26De manière frappante, ce qu’analyse A.‑F. Benhamou pourrait très bien s’appliquer aux spectacles de Joël Pommerat aujourd’hui. Cette citation qu’elle fait du critique de cinéma Serge Daney synthétise tout :
Du fond de l’image [...] vient ce qui confronte le personnage à sa solitude ou à son impasse. [...] C’est la possibilité toujours ouverte d’un court-circuit dans l’espace-temps et de la rencontre du personnage et de l’image endeuillée de son désir12.
27La Réunification des deux Corées (2013) de Pommerat n’est pas loin ici.
Benjamin Constant & Rimbaud
28Espace d’autant plus prégnant qu’indéterminé, non-lieu, partout et nulle part, dehors et dedans, telle est la langue maternelle. Koltès fait l’expérience troublante à la fois d’une solitude linguistique, au point de ne pas parler sa langue pendant des jours, des semaines, voire des mois, et d’une facilité de rapport érotique avec des inconnus. L’écriture garde le lien avec la langue d’origine mais par le détour de cette étrangeté-là intensément fréquentée. Il y a une scission entre écriture et parole quotidienne. D’où peut-être le mélange entre le classicisme de la langue, voire la préciosité, comme une réaction excessive de sauvetage d’une langue en déshérence, et les traits fulgurants, les stries imaginaires, la violence faite à la langue : de longues phrases dont la puissance apparente dissimule un point de départ fragile — la conjecture inaugurale du Dealer, ou les répliques de Zucco — des spectres de phrase. L’étrangeté de la langue est souvent littérale : certains personnages parlent en quechua, espagnol, arabe, anglais, ouolof, allemand... Lorsqu’Heiner Müller est critiqué pour sa traduction jugée infidèle de Quai Ouest, Chr. Bident rappelle que Koltès lui apporte son soutien indéfectible, témoignant ainsi de cette poétique de l’étrangeté — jamais sans doute mieux résumée qu’ici :
([J]e suis [au Guatemala], par la question de la langue, tellement coupé de cette espèce « d’ambiance » qui fait qu’on a en permanence un lecteur potentiel sous les yeux, que j’ai le sentiment d’écrire en vase clos, ce qui est amusant et un peu angoissant – et d’autre part cela fait suivre aux « pensées » un chemin solitaire et tortueux assez bizarre (comme dans la forêt, sans chemin : suis-je passé par là ou non ? (parenthèse dans la parenthèse dans la parenthèse : je viens de découvrir que la chose qui m’attire dans les voyages, est que les gens parlent une langue étrangère, et qu’il te faut la parler ; lu dans Benjamin Constant (quand même !) que le fait de devoir s’exprimer dans un idiome peu familier fait apparaître d’étranges phénomènes de la communication [...].)))13
29Sa correspondance est pour Koltès la continuation du théâtre, c’est-à-dire de l’adresse à l’autre, par d’autres moyens. La multiplication des parenthèses dans cette phrase rappelle ses personnages gigognes, à plusieurs fonds, qui scellent un secret inatteignable et peut-être inexistant, qui manifestent un humour qui est leur pudeur, qui manient la langue en lui imprimant des circonvolutions pour mieux à la fois se dissimuler et se faire désirer. La comparaison de la syntaxe de cette phrase à une marche désorientée en pleine forêt fait signe vers l’immense phrase labyrinthique qu’est La Nuit juste avant les forêts. Le monologue — écrire sans « lecteur potentiel » dans un pays étranger — est bien le fondement de son écriture dramatique.

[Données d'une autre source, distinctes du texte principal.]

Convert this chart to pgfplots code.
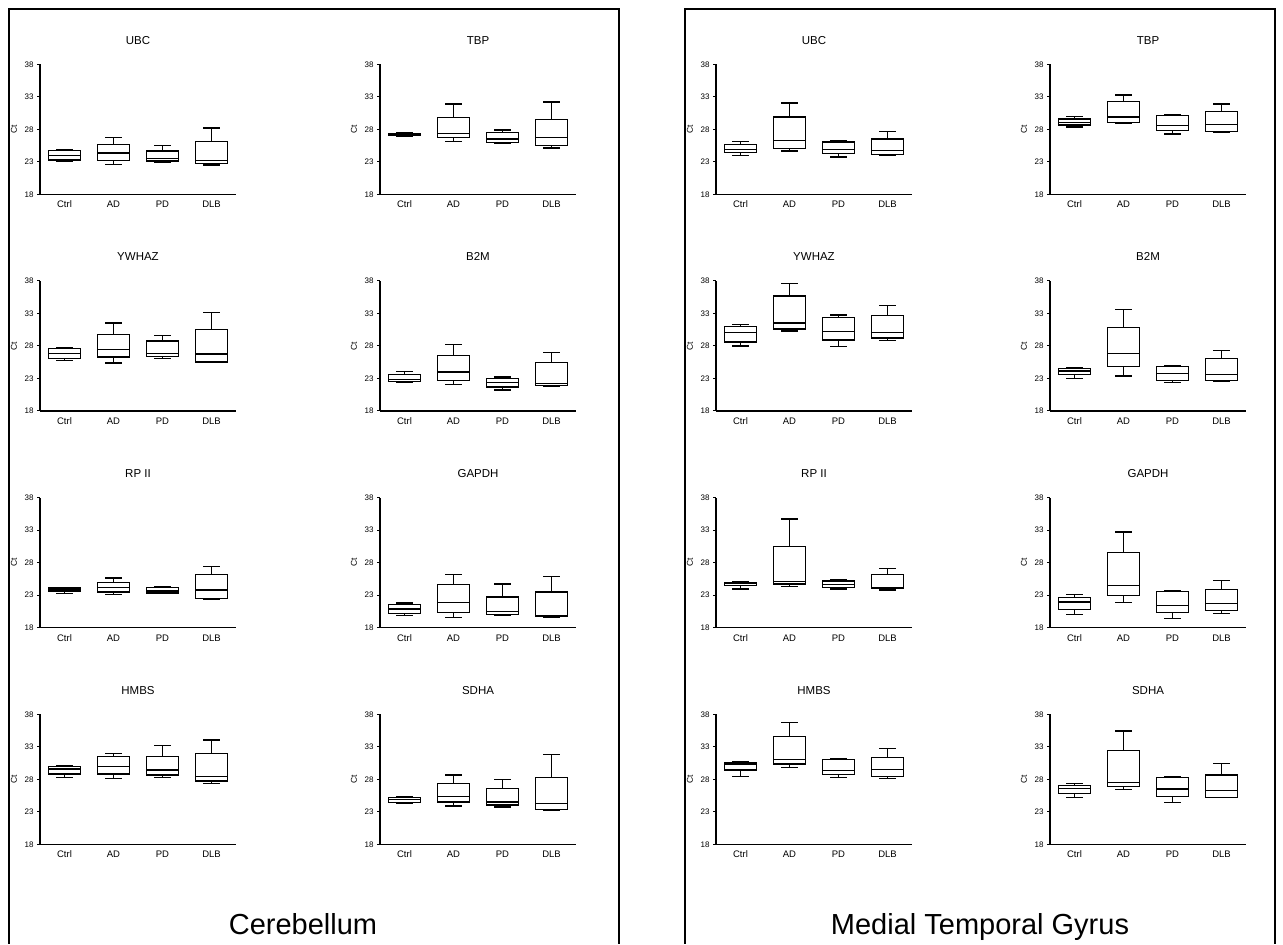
\documentclass[border=0pt]{standalone}
\usepackage{fontspec}
\setmainfont{Liberation Sans}
\usepackage{pgfplots}
\pgfplotsset{compat=1.18}
\usepgfplotslibrary{statistics}

% one box: position, lower whisker, Q1, median, Q3, upper whisker
\newcommand{\bx}[6]{\addplot[black, line width=1.4pt, boxplot/draw direction=y,
  boxplot prepared={draw position=#1,
  lower whisker=#2, lower quartile=#3, median=#4, upper quartile=#5, upper whisker=#6}]
  coordinates {};}

\pgfplotsset{
  gene/.style={
    width=196pt, height=130pt, scale only axis, anchor=south west,
    axis lines=left, axis line style={-, line width=1.4pt},
    xmin=0.5, xmax=4.5, ymin=18, ymax=38,
    xtick={1,2,3,4}, xticklabels={Ctrl,AD,PD,DLB},
    ytick={18,23,28,33,38},
    tick align=outside, major tick length=3pt,
    x tick style={draw=none},
    y tick style={line width=1pt, black},
    yticklabel style={font=\fontsize{8}{9}\selectfont},
    xticklabel style={font=\fontsize{9.5}{10}\selectfont, text height=7pt, text depth=0pt},
    /pgf/number format/assume math mode=true,
    ylabel={Ct},
    ylabel style={at={(axis description cs:-0.133,0.5)}, anchor=center, font=\fontsize{8.5}{9}\selectfont},
    title style={at={(axis description cs:0.5,1)}, anchor=base, yshift=14pt, font=\fontsize{11.5}{12}\selectfont},
    boxplot/draw direction=y,
    boxplot/box extend=0.66, boxplot/whisker extend=0.33,
    clip=false,
  }
}

\begin{document}
\begin{tikzpicture}
\path (0pt,0pt) rectangle (1283pt,944pt);
\draw[line width=1.5pt] (9pt,0pt) -- (9pt,935pt) -- (619pt,935pt) -- (619pt,0pt);
\draw[line width=1.5pt] (685pt,0pt) -- (685pt,935pt) -- (1275pt,935pt) -- (1275pt,0pt);
\node[anchor=base, font=\fontsize{29}{30}\selectfont] at (303pt,9pt) {Cerebellum};
\node[anchor=base, font=\fontsize{29}{30}\selectfont] at (980pt,9pt) {Medial Temporal Gyrus};

% ---------------- Cerebellum ----------------
\begin{axis}[gene, at={(40pt,749.7pt)}, title={UBC}]
\bx{1}{23.13}{23.28}{24.00}{24.72}{24.92}
\bx{2}{22.56}{23.18}{24.36}{25.69}{26.77}
\bx{3}{22.92}{23.13}{23.49}{24.67}{25.49}
\bx{4}{22.51}{22.72}{23.18}{26.15}{28.20}
\end{axis}
\begin{axis}[gene, at={(380pt,749.7pt)}, title={TBP}]
\bx{1}{26.92}{27.03}{27.18}{27.33}{27.49}
\bx{2}{26.15}{26.72}{27.33}{29.79}{31.90}
\bx{3}{25.85}{26.00}{26.51}{27.49}{27.90}
\bx{4}{25.13}{25.54}{26.77}{29.54}{32.20}
\end{axis}
\begin{axis}[gene, at={(40pt,533pt)}, title={YWHAZ}]
\bx{1}{25.79}{26.05}{26.87}{27.59}{27.74}
\bx{2}{25.38}{26.31}{27.49}{29.79}{31.54}
\bx{3}{26.05}{26.41}{26.82}{28.77}{29.59}
\bx{4}{25.44}{25.54}{26.77}{30.56}{33.18}
\end{axis}
\begin{axis}[gene, at={(380pt,533pt)}, title={B2M}]
\bx{1}{22.41}{22.51}{22.87}{23.64}{24.10}
\bx{2}{22.10}{22.72}{24.00}{26.51}{28.26}
\bx{3}{21.23}{21.69}{22.36}{23.03}{23.23}
\bx{4}{21.74}{21.90}{22.20}{25.49}{27.03}
\end{axis}
\begin{axis}[gene, at={(40pt,316.3pt)}, title={RP II}]
\bx{1}{23.28}{23.59}{23.79}{24.10}{24.20}
\bx{2}{23.13}{23.49}{24.20}{24.97}{25.64}
\bx{3}{23.23}{23.33}{23.64}{24.15}{24.36}
\bx{4}{22.36}{22.51}{23.79}{26.20}{27.38}
\end{axis}
\begin{axis}[gene, at={(380pt,316.3pt)}, title={GAPDH}]
\bx{1}{19.90}{20.20}{20.87}{21.54}{21.79}
\bx{2}{19.59}{20.31}{21.85}{24.62}{26.15}
\bx{3}{19.90}{20.00}{20.51}{22.72}{24.72}
\bx{4}{19.54}{19.69}{19.79}{23.49}{25.90}
\end{axis}
\begin{axis}[gene, at={(40pt,99.7pt)}, title={HMBS}]
\bx{1}{28.31}{28.82}{29.59}{29.95}{30.10}
\bx{2}{28.10}{28.82}{30.00}{31.49}{31.95}
\bx{3}{28.26}{28.67}{29.44}{31.49}{33.18}
\bx{4}{27.33}{27.74}{28.41}{32.00}{34.05}
\end{axis}
\begin{axis}[gene, at={(380pt,99.7pt)}, title={SDHA}]
\bx{1}{24.36}{24.46}{24.87}{25.18}{25.28}
\bx{2}{23.90}{24.51}{25.38}{27.33}{28.67}
\bx{3}{23.74}{24.05}{24.51}{26.56}{27.95}
\bx{4}{23.18}{23.33}{24.31}{28.31}{31.85}
\end{axis}

% ---------------- Medial Temporal Gyrus ----------------
\begin{axis}[gene, at={(716pt,749.7pt)}, title={UBC}]
\bx{1}{23.98}{24.39}{24.86}{25.63}{26.14}
\bx{2}{24.65}{25.01}{26.25}{29.91}{32.07}
\bx{3}{23.72}{24.29}{24.86}{26.04}{26.30}
\bx{4}{24.03}{24.13}{24.75}{26.50}{27.69}
\end{axis}
\begin{axis}[gene, at={(1050pt,749.7pt)}, title={TBP}]
\bx{1}{28.36}{28.67}{29.08}{29.60}{30.01}
\bx{2}{28.98}{29.08}{29.91}{32.23}{33.26}
\bx{3}{27.28}{27.79}{28.62}{30.11}{30.32}
\bx{4}{27.48}{27.64}{28.72}{30.73}{31.92}
\end{axis}
\begin{axis}[gene, at={(716pt,533pt)}, title={YWHAZ}]
\bx{1}{28.00}{28.62}{30.05}{31.03}{31.28}
\bx{2}{30.31}{30.62}{31.54}{35.69}{37.64}
\bx{3}{27.95}{28.92}{30.26}{32.41}{32.77}
\bx{4}{28.82}{29.23}{30.10}{32.72}{34.20}
\end{axis}
\begin{axis}[gene, at={(1050pt,533pt)}, title={B2M}]
\bx{1}{22.97}{23.59}{24.15}{24.51}{24.67}
\bx{2}{23.38}{24.87}{26.82}{30.87}{33.59}
\bx{3}{22.41}{22.67}{23.79}{24.87}{24.97}
\bx{4}{22.56}{22.67}{23.64}{26.10}{27.28}
\end{axis}
\begin{axis}[gene, at={(716pt,316.3pt)}, title={RP II}]
\bx{1}{23.95}{24.46}{24.77}{24.97}{25.08}
\bx{2}{24.31}{24.72}{25.13}{30.46}{34.72}
\bx{3}{23.95}{24.15}{24.67}{25.18}{25.33}
\bx{4}{23.79}{24.00}{24.15}{26.20}{27.13}
\end{axis}
\begin{axis}[gene, at={(1050pt,316.3pt)}, title={GAPDH}]
\bx{1}{20.00}{20.82}{21.95}{22.67}{23.08}
\bx{2}{21.90}{22.92}{24.51}{29.59}{32.72}
\bx{3}{19.44}{20.31}{21.44}{23.59}{23.64}
\bx{4}{20.20}{20.62}{21.74}{23.85}{25.23}
\end{axis}
\begin{axis}[gene, at={(716pt,99.7pt)}, title={HMBS}]
\bx{1}{28.46}{29.44}{30.36}{30.51}{30.72}
\bx{2}{29.85}{30.36}{31.03}{34.62}{36.77}
\bx{3}{28.31}{28.72}{29.33}{31.08}{31.23}
\bx{4}{28.15}{28.46}{29.49}{31.33}{32.72}
\end{axis}
\begin{axis}[gene, at={(1050pt,99.7pt)}, title={SDHA}]
\bx{1}{25.18}{25.79}{26.56}{27.03}{27.33}
\bx{2}{26.46}{26.87}{27.49}{32.41}{35.44}
\bx{3}{24.46}{25.33}{26.51}{28.31}{28.36}
\bx{4}{25.18}{25.23}{26.31}{28.67}{30.41}
\end{axis}
\end{tikzpicture}
\end{document}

30Koltès ne connaît pas que Rimbaud, il lui arrive aussi de lire du Benjamin Constant. La gêne que peut produire une telle langue tendue entre deux pôles extrêmes — l’analyse et la voyance — est déjà toute dans le refus du Seuil de publier son roman La Fuite à cheval très loin dans la ville (1976), dont Koltès lucide résume ainsi les raisons : « la forme n’est ni suffisamment classique ni ouvertement d’avant-garde — style recherche linguistique – pour risquer de plaire14. » Que cette langue continue à déplaire aujourd’hui, ou au contraire qu’elle plaise trop à l’institution, c’est à la fois bon signe et de mauvais augure.